■ Data provided:
◆ ◆ ◆ ◆
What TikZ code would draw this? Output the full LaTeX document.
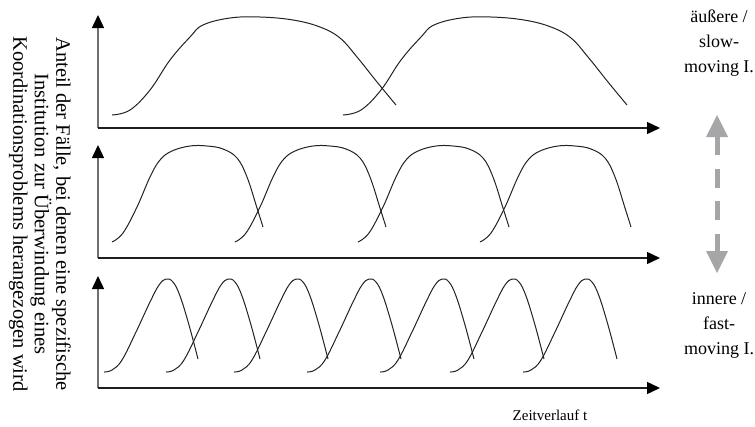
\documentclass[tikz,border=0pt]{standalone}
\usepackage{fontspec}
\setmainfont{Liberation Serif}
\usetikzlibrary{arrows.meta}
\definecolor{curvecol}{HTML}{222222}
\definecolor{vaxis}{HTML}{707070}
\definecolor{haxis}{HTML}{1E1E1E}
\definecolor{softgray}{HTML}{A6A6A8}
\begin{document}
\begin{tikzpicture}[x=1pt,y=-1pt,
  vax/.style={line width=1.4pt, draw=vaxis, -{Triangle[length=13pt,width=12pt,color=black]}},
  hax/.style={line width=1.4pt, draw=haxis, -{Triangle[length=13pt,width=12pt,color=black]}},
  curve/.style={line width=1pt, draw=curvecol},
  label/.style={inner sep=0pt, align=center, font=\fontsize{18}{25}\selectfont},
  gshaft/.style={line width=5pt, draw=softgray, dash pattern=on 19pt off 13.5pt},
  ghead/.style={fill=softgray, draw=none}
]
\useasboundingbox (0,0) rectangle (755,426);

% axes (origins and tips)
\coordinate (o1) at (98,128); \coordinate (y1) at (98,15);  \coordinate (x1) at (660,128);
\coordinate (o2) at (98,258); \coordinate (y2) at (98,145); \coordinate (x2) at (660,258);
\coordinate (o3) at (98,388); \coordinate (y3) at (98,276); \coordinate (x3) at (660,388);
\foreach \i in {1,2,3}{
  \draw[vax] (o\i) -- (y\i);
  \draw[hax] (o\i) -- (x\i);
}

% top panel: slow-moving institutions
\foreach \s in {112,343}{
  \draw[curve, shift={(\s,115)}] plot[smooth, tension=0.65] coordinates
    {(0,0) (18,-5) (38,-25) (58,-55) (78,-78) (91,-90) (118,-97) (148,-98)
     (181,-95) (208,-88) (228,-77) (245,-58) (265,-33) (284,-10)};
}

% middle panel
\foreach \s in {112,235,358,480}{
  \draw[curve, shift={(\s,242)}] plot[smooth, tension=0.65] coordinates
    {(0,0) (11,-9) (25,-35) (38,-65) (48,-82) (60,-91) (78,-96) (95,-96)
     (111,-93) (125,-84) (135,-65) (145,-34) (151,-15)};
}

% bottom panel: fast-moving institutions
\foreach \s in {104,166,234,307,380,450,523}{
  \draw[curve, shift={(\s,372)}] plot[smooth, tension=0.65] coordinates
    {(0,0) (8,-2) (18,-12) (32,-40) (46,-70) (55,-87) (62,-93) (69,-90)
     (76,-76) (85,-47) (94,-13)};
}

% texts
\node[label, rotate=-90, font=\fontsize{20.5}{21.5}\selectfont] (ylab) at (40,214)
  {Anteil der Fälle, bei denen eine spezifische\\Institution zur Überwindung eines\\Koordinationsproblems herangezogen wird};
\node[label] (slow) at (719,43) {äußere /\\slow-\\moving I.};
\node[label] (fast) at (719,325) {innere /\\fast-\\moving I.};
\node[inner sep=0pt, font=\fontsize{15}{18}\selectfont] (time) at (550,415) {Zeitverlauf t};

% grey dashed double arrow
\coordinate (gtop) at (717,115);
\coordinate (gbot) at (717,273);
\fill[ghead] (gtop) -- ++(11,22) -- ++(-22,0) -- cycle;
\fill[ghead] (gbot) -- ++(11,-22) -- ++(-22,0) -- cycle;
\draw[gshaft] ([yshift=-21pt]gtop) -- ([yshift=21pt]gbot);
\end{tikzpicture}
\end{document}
◆ ◆ ◆ ◆
■ Short task: Would you return the data exactly as written, without the pictures?

■ Expected output:
What TikZ code would draw this? Output the full LaTeX document.
\documentclass[tikz,border=0pt]{standalone}
\usepackage{fontspec}
\setmainfont{Liberation Serif}
\usetikzlibrary{arrows.meta}
\definecolor{curvecol}{HTML}{222222}
\definecolor{vaxis}{HTML}{707070}
\definecolor{haxis}{HTML}{1E1E1E}
\definecolor{softgray}{HTML}{A6A6A8}
\begin{document}
\begin{tikzpicture}[x=1pt,y=-1pt,
  vax/.style={line width=1.4pt, draw=vaxis, -{Triangle[length=13pt,width=12pt,color=black]}},
  hax/.style={line width=1.4pt, draw=haxis, -{Triangle[length=13pt,width=12pt,color=black]}},
  curve/.style={line width=1pt, draw=curvecol},
  label/.style={inner sep=0pt, align=center, font=\fontsize{18}{25}\selectfont},
  gshaft/.style={line width=5pt, draw=softgray, dash pattern=on 19pt off 13.5pt},
  ghead/.style={fill=softgray, draw=none}
]
\useasboundingbox (0,0) rectangle (755,426);

% axes (origins and tips)
\coordinate (o1) at (98,128); \coordinate (y1) at (98,15);  \coordinate (x1) at (660,128);
\coordinate (o2) at (98,258); \coordinate (y2) at (98,145); \coordinate (x2) at (660,258);
\coordinate (o3) at (98,388); \coordinate (y3) at (98,276); \coordinate (x3) at (660,388);
\foreach \i in {1,2,3}{
  \draw[vax] (o\i) -- (y\i);
  \draw[hax] (o\i) -- (x\i);
}

% top panel: slow-moving institutions
\foreach \s in {112,343}{
  \draw[curve, shift={(\s,115)}] plot[smooth, tension=0.65] coordinates
    {(0,0) (18,-5) (38,-25) (58,-55) (78,-78) (91,-90) (118,-97) (148,-98)
     (181,-95) (208,-88) (228,-77) (245,-58) (265,-33) (284,-10)};
}

% middle panel
\foreach \s in {112,235,358,480}{
  \draw[curve, shift={(\s,242)}] plot[smooth, tension=0.65] coordinates
    {(0,0) (11,-9) (25,-35) (38,-65) (48,-82) (60,-91) (78,-96) (95,-96)
     (111,-93) (125,-84) (135,-65) (145,-34) (151,-15)};
}

% bottom panel: fast-moving institutions
\foreach \s in {104,166,234,307,380,450,523}{
  \draw[curve, shift={(\s,372)}] plot[smooth, tension=0.65] coordinates
    {(0,0) (8,-2) (18,-12) (32,-40) (46,-70) (55,-87) (62,-93) (69,-90)
     (76,-76) (85,-47) (94,-13)};
}

% texts
\node[label, rotate=-90, font=\fontsize{20.5}{21.5}\selectfont] (ylab) at (40,214)
  {Anteil der Fälle, bei denen eine spezifische\\Institution zur Überwindung eines\\Koordinationsproblems herangezogen wird};
\node[label] (slow) at (719,43) {äußere /\\slow-\\moving I.};
\node[label] (fast) at (719,325) {innere /\\fast-\\moving I.};
\node[inner sep=0pt, font=\fontsize{15}{18}\selectfont] (time) at (550,415) {Zeitverlauf t};

% grey dashed double arrow
\coordinate (gtop) at (717,115);
\coordinate (gbot) at (717,273);
\fill[ghead] (gtop) -- ++(11,22) -- ++(-22,0) -- cycle;
\fill[ghead] (gbot) -- ++(11,-22) -- ++(-22,0) -- cycle;
\draw[gshaft] ([yshift=-21pt]gtop) -- ([yshift=21pt]gbot);
\end{tikzpicture}
\end{document}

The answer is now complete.